When Life Gives You Lemons, Count Your Blessings

As humans, we crave a sense of control, and with that in mind, we create these plans, goals, and ideas that will help us create the life we want with the people we love, doing what we want and how we want to do it. We get caught up in our expectations, and lose sight of our realities and the guidance from a higher power, but oh how I am grateful certain things didn’t turn out the way I desperately wanted them to at some point.

Everything in life has an opportunity cost. When choosing to attend a certain University, the greatest alternative given up is attending another at that point in time or when deciding to date someone, your most valued alternative given up is staying single or have a trade-off of dating someone else or meeting someone new. So you make rational decisions that you believe will add value to your life, but although we have great intentions, it doesn’t always mean we will have great outcomes. Good intentions does not always mean good results.

That’s when life hands you metaphorical lemons, and those lemons don’t make life very peachy.

Those disappointments or abrupt changes in “our plans” can at often times deter us from pursuing certain avenues or trying again after failed attempts, but we shouldn’t look at our revised plan as a setback. It’s a new direction for us to explore, and indulge in, even if we can’t see it clearly at the time.

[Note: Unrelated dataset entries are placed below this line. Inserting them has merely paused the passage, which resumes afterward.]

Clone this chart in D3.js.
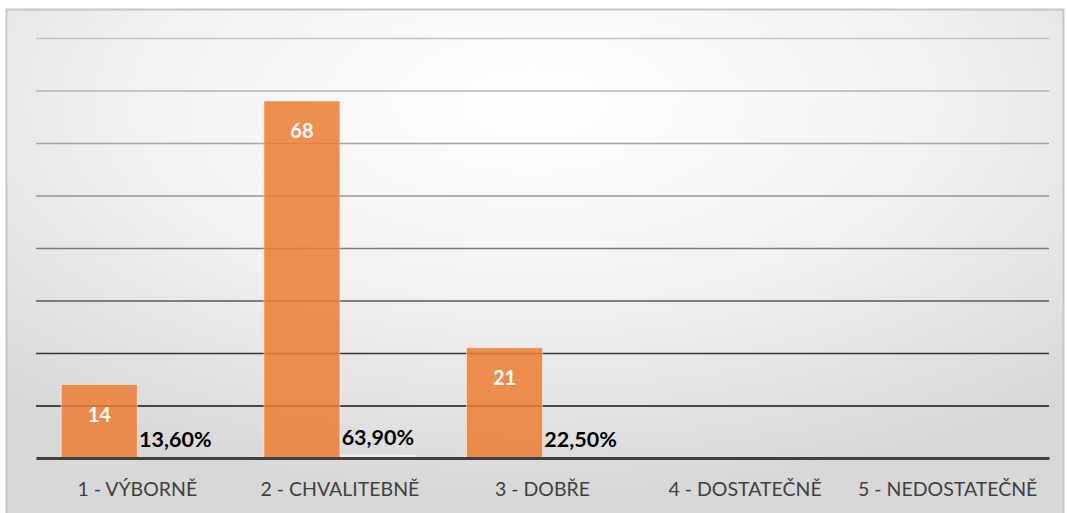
<!DOCTYPE html>
<html>
<head>
<meta charset="utf-8">
<script src="https://cdn.jsdelivr.net/npm/d3@7"></script>
<style>
  body { margin: 0; background: #ffffff; }
  svg { display: block; }
</style>
</head>
<body>
<div id="chart"></div>
<script>
// data
const categories = ["1 - VÝBORNĚ", "2 - CHVALITEBNĚ", "3 - DOBŘE", "4 - DOSTATEČNĚ", "5 - NEDOSTATEČNĚ"];
const counts = [14, 68, 21, null, null];
const shares = [0.136, 0.639, 0.225, null, null];
const yTicks = [10, 20, 30, 40, 50, 60, 70, 80];

const width = 1067;
const height = 513;
const marginTop = 38;
const marginRight = 18;
const marginBottom = 55;
const marginLeft = 36;
const font = "Lato, 'Open Sans', sans-serif";

const svg = d3
  .select("#chart")
  .append("svg")
  .attr("width", width)
  .attr("height", height)
  .attr("viewBox", [0, 0, width, height]);

const defs = svg.append("defs");

// chart area background: light in the middle top, grey at the edges
const bg = defs
  .append("radialGradient")
  .attr("id", "bgGrad")
  .attr("cx", "50%")
  .attr("cy", "18%")
  .attr("r", "75%")
  .attr("fx", "50%")
  .attr("fy", "18%");
bg.append("stop").attr("offset", "0%").attr("stop-color", "#ffffff");
bg.append("stop").attr("offset", "50%").attr("stop-color", "#f2f2f2");
bg.append("stop").attr("offset", "100%").attr("stop-color", "#d8d8d8");

const x = d3
  .scaleBand()
  .domain(categories)
  .range([marginLeft, width - marginRight])
  .paddingInner(0)
  .paddingOuter(0);

const x2 = d3
  .scaleBand()
  .domain(["count", "share"])
  .range([0, x.bandwidth()])
  .paddingOuter(0.333)
  .paddingInner(0);

const y = d3
  .scaleLinear()
  .domain([0, 80])
  .range([height - marginBottom, marginTop]);

// gridline colour fades from light grey at the top to black near the base
const gridColor = d3
  .scaleLinear()
  .domain([80, 45, 10])
  .range(["#c4c4c4", "#8c8c8c", "#141414"]);

svg
  .append("rect")
  .attr("x", 6.5)
  .attr("y", 9.5)
  .attr("width", 1057)
  .attr("height", 520)
  .attr("fill", "url(#bgGrad)")
  .attr("stroke", "#c6c6c6")
  .attr("stroke-width", 2);

svg
  .append("g")
  .attr("transform", `translate(${marginLeft},0)`)
  .call(
    d3
      .axisLeft(y)
      .tickValues(yTicks)
      .tickSize(-(width - marginLeft - marginRight))
      .tickFormat("")
  )
  .call((g) => g.select(".domain").remove())
  .call((g) =>
    g
      .selectAll(".tick line")
      .attr("stroke", (d) => gridColor(d))
      .attr("stroke-width", 1.6)
  );

const groups = svg
  .append("g")
  .selectAll("g")
  .data(categories.map((c, i) => ({ cat: c, count: counts[i], share: shares[i] })))
  .join("g")
  .attr("transform", (d) => `translate(${x(d.cat)},0)`);

// second series (share) is tiny next to counts, only a sliver on the base
groups
  .filter((d) => d.share != null)
  .append("rect")
  .attr("x", x2("share"))
  .attr("width", x2.bandwidth())
  .attr("y", (d) => y(d.share))
  .attr("height", (d) => y(0) - y(d.share))
  .attr("fill", "#f4f4f4")
  .attr("opacity", 0.7);

groups
  .filter((d) => d.count != null)
  .append("rect")
  .attr("x", x2("count"))
  .attr("width", x2.bandwidth())
  .attr("y", (d) => y(d.count))
  .attr("height", (d) => y(0) - y(d.count))
  .attr("fill", "#ED7D31")
  .attr("fill-opacity", 0.85)
  .attr("stroke", "#ffffff")
  .attr("stroke-opacity", 0.45)
  .attr("stroke-width", 1);

groups
  .filter((d) => d.count != null)
  .append("text")
  .attr("x", x2("count") + x2.bandwidth() / 2)
  .attr("y", (d) => y(d.count) + 37)
  .attr("text-anchor", "middle")
  .attr("font-family", font)
  .attr("font-weight", "bold")
  .attr("font-size", 20)
  .attr("fill", "#ffffff")
  .text((d) => d.count);

const pct = (v) => d3.format(".2f")(v * 100).replace(".", ",") + "%";

groups
  .filter((d) => d.share != null)
  .append("text")
  .attr("x", x2("share") + x2.bandwidth() / 2)
  .attr("y", (d) => y(d.share) - 10)
  .attr("text-anchor", "middle")
  .attr("font-family", font)
  .attr("font-weight", "bold")
  .attr("font-size", 21.5)
  .attr("fill", "#000000")
  .text((d) => pct(d.share));

// category axis
svg
  .append("g")
  .attr("transform", `translate(0,${y(0)})`)
  .call(d3.axisBottom(x).tickSize(0).tickPadding(24))
  .call((g) =>
    g
      .select(".domain")
      .attr("stroke", "#404040")
      .attr("stroke-width", 3)
  )
  .call((g) =>
    g
      .selectAll(".tick text")
      .attr("font-family", font)
      .attr("font-size", 19.5)
      .attr("fill", "#404040")
  );
</script>
</body>
</html>
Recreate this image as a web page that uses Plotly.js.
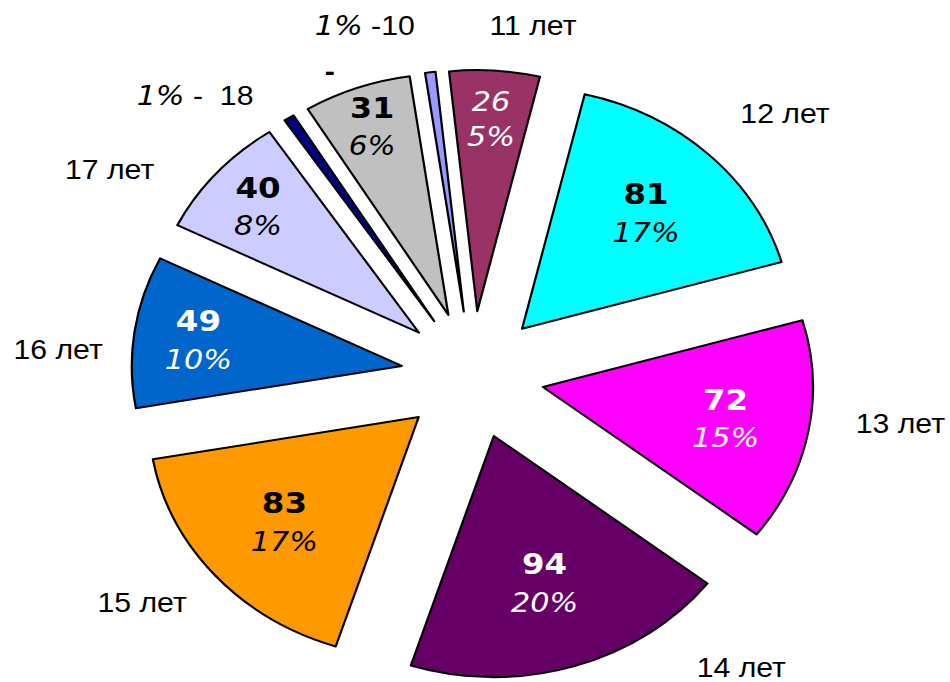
<!DOCTYPE html>
<html>
<head>
<meta charset="utf-8">
<script src="https://cdn.plot.ly/plotly-3.0.1.min.js"></script>
<style>
  html, body { margin: 0; padding: 0; background: #fff; overflow: hidden; }
  /* the reference picture is stretched sideways, so the circle is drawn narrower and widened */
  #chart { width: 848px; height: 682px; transform: scaleX(1.12); transform-origin: 0 0; }
</style>
</head>
<body>
<div id="chart"></div>
<script>
// data, clockwise from the top
const categories = ['11 лет', '12 лет', '13 лет', '14 лет', '15 лет', '16 лет', '17 лет', '18', '-', '10'];
const counts = [26, 81, 72, 94, 83, 49, 40, 3, 31, 3];
const outsideLabels = ['11 лет', '12 лет', '13 лет', '14 лет', '15 лет', '16 лет', '17 лет',
  '<i>1%</i> -  18', '<b>-</b>', '<i>1%</i> -10'];

const sliceColors = ['#993366', '#00FFFF', '#FF00FF', '#660066', '#FF9900',
  '#0066CC', '#CCCCFF', '#000080', '#C0C0C0', '#9999FF'];
const textColors = ['#fff', '#000', '#fff', '#fff', '#000', '#fff', '#000', '#000', '#000', '#000'];

// where the outside labels sit in the reference (image pixels, centre of text)
const labelPos = [[533, 26], [785, 114], [901, 424], [742, 668], [142, 603],
  [58, 350], [110, 170], [195, 95], [330, 72], [365, 25]];

const STRETCH = 1.12;
const M = { l: 117, r: 121, t: 70, b: 2 };
const PLOT = 610;
const ROTATION = -6;
const PULL = 0.265;

const total = counts.reduce((a, b) => a + b, 0);

// the narrow first slice would get its text shrunk by plotly, so it is written as an annotation
const templates = counts.map((v, i) => {
  if (v < 5 || i === 0) return '';
  return '<b>%{value}</b><br><span style="font-size:27px"><i>%{percent:.0%}</i></span>';
});

const annotations = outsideLabels.map((t, i) => {
  const [px, py] = labelPos[i];
  const isPct = t.indexOf('<i>') === 0;
  return {
    xref: 'paper', yref: 'paper',
    x: (px / STRETCH - M.l) / PLOT,
    y: 1 - (py - M.t) / PLOT,
    xanchor: 'center', yanchor: 'middle',
    text: isPct ? t.replace('<i>', '<i style="font-family:DejaVu Sans">') : t,
    showarrow: false,
    font: { family: 'Liberation Sans, Arial, sans-serif', size: 27, color: '#000' }
  };
});

// text inside slice 0, placed along its middle angle
{
  const mid = (ROTATION + 360 * (counts[0] / 2) / total) * Math.PI / 180;
  const R = 0.5 / (1 + PULL);           // pie radius in paper units
  const dist = (PULL + 0.8) * R;
  annotations.push({
    xref: 'paper', yref: 'paper',
    x: 0.5 + dist * Math.sin(mid),
    y: 0.5 + dist * Math.cos(mid),
    xanchor: 'center', yanchor: 'middle',
    text: '<i>' + counts[0] + '</i><br><i>' + Math.round(100 * counts[0] / total) + '%</i>',
    showarrow: false,
    font: { family: 'DejaVu Sans, Verdana, sans-serif', size: 27, color: textColors[0] }
  });
}

Plotly.newPlot('chart', [{
  type: 'pie',
  labels: categories,
  values: counts,
  sort: false,
  direction: 'clockwise',
  rotation: ROTATION,
  pull: PULL,
  marker: { colors: sliceColors, line: { color: '#000', width: 2 } },
  texttemplate: templates,
  textposition: 'inside',
  insidetextorientation: 'horizontal',
  insidetextfont: { family: 'DejaVu Sans, Verdana, sans-serif', size: 29, color: textColors },
  hoverinfo: 'label+value+percent',
  showlegend: false
}], {
  width: 848,
  height: 682,
  margin: M,
  paper_bgcolor: '#fff',
  plot_bgcolor: '#fff',
  showlegend: false,
  annotations: annotations
}, { displayModeBar: false, staticPlot: true });
</script>
</body>
</html>
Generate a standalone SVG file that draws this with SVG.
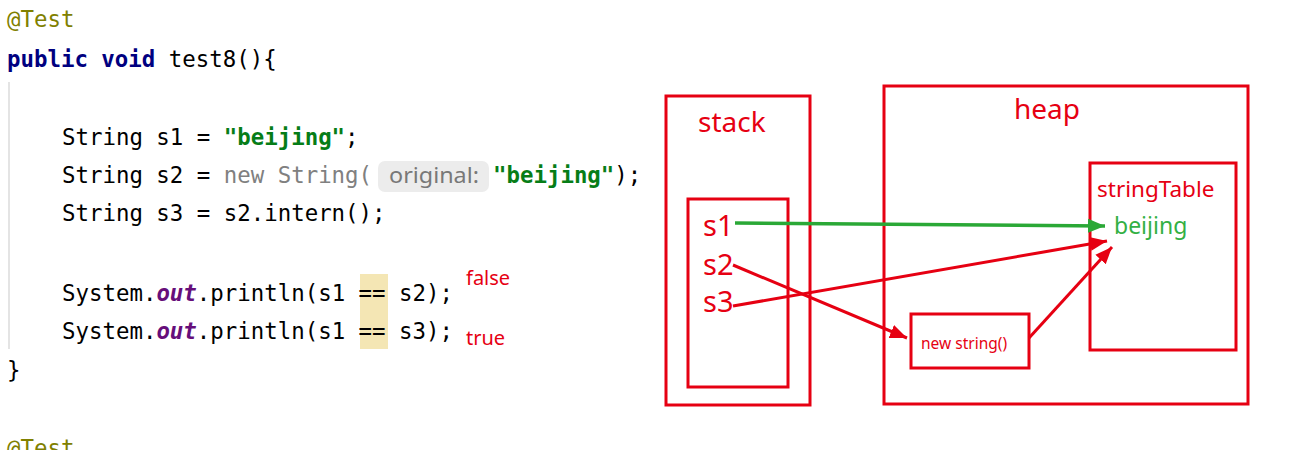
<svg xmlns="http://www.w3.org/2000/svg" width="1298" height="450" viewBox="0 0 1298 450">
<style>
.code{font-family:"DejaVu Sans Mono","Liberation Mono",monospace;font-size:22.4px;fill:#000;}
.kw{fill:#000080;font-weight:bold;}
.str{fill:#067d17;font-weight:bold;}
.gray{fill:#808080;}
.fld{fill:#660e7a;font-style:italic;font-weight:bold;}
.ann{fill:#808000;}
.box{fill:none;stroke:#e60012;stroke-width:3;}
.lbl{font-family:"Noto Sans","Open Sans",sans-serif;fill:#e60012;}
.red{stroke:#e60012;stroke-width:3;fill:none;}
.grn{stroke:#2aa836;stroke-width:3.5;fill:none;}
</style>
<defs>
<marker id="ar" markerUnits="userSpaceOnUse" markerWidth="18" markerHeight="16" viewBox="0 0 18 16" refX="17" refY="8" orient="auto">
<path d="M0,1 L17,8 L0,15 Z" fill="#e60012"/>
</marker>
<marker id="ag" markerUnits="userSpaceOnUse" markerWidth="18" markerHeight="16" viewBox="0 0 18 16" refX="17" refY="8" orient="auto">
<path d="M0,1 L17,8 L0,15 Z" fill="#2aa836"/>
</marker>
</defs>
<rect width="1298" height="450" fill="#fff"/>
<g id="code">
<line x1="9" y1="82" x2="9" y2="349" stroke="#e4e4e4" stroke-width="2"/>
<rect x="360" y="274" width="28" height="75" fill="#f4e6b4"/>
<text class="code ann" x="7" y="27">@Test</text>
<text class="code" x="7" y="67" xml:space="preserve"><tspan class="kw">public void</tspan> test8(){</text>
<text class="code" x="62" y="145" xml:space="preserve">String s1 = <tspan class="str">"beijing"</tspan>;</text>
<text class="code" x="62" y="183" xml:space="preserve">String s2 = <tspan class="gray">new String(</tspan></text>
<rect x="378" y="161" width="111" height="31" rx="7" fill="#ececec"/>
<text x="389" y="183" font-family="Noto Sans,Open Sans,sans-serif" font-size="21" fill="#787878" textLength="90" lengthAdjust="spacingAndGlyphs">original:</text>
<text class="code" x="493" y="183" xml:space="preserve"><tspan class="str">"beijing"</tspan>);</text>
<text class="code" x="62" y="221" xml:space="preserve">String s3 = s2.intern();</text>
<text class="code" x="62" y="301" xml:space="preserve">System.<tspan class="fld">out</tspan>.println(s1 == s2);</text>
<text class="code" x="62" y="339" xml:space="preserve">System.<tspan class="fld">out</tspan>.println(s1 == s3);</text>
<text class="code" x="7" y="378">}</text>
<text class="code ann" x="7" y="456">@Test</text>
<text class="lbl" x="466" y="285" font-size="20">false</text>
<text class="lbl" x="466" y="345" font-size="20">true</text>
</g>
<g id="stack">
<rect class="box" x="666" y="96" width="144" height="309"/>
<text class="lbl" x="698" y="132" font-size="28">stack</text>
</g>
<g id="stack-frame">
<rect class="box" x="688" y="199" width="100" height="188"/>
<text class="lbl" x="703" y="236" font-size="29">s1</text>
<text class="lbl" x="703" y="275" font-size="29">s2</text>
<text class="lbl" x="703" y="312" font-size="29">s3</text>
</g>
<g id="heap">
<rect class="box" x="884" y="86" width="364" height="318"/>
<text class="lbl" x="1014" y="119" font-size="28">heap</text>
</g>
<g id="stringTable">
<rect class="box" x="1090" y="163" width="146" height="187"/>
<text class="lbl" x="1097" y="197" font-size="22.5">stringTable</text>
<text x="1114" y="234" font-family="Noto Sans,Open Sans,sans-serif" font-size="23" fill="#33b044">beijing</text>
</g>
<g id="newString">
<rect class="box" x="911" y="314" width="118" height="54"/>
<text class="lbl" x="921" y="349" font-size="15.5">new string()</text>
</g>
<g id="connectors">
<line class="grn" x1="735" y1="223" x2="1105" y2="226" marker-end="url(#ag)"/>
<line class="red" x1="733" y1="265" x2="907" y2="338" marker-end="url(#ar)"/>
<line class="red" x1="733" y1="306" x2="1107" y2="241" marker-end="url(#ar)"/>
<line class="red" x1="1029" y1="338" x2="1112" y2="247" marker-end="url(#ar)"/>
</g>
</svg>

You have to trust the process and trust in yourself to be enough and deserving of greatness, love, experience, beauty, and all that goodness.

So for me, when things don’t go the way I intended, I have to remind myself, “I can’t control the universe. That’s not my job!”

This is the part where I count my blessings, not once, but twice, while I adapt to the new path on my journey. It’s a beautiful process, bumps and bruises included. Each experience— good, bad, ugly, and everywhere in between— really is a gift that we get to grow and learn from while getting one step closer to where we are meant to be.

So when life hands you lemons, you should count your blessings while making your new reality work for you.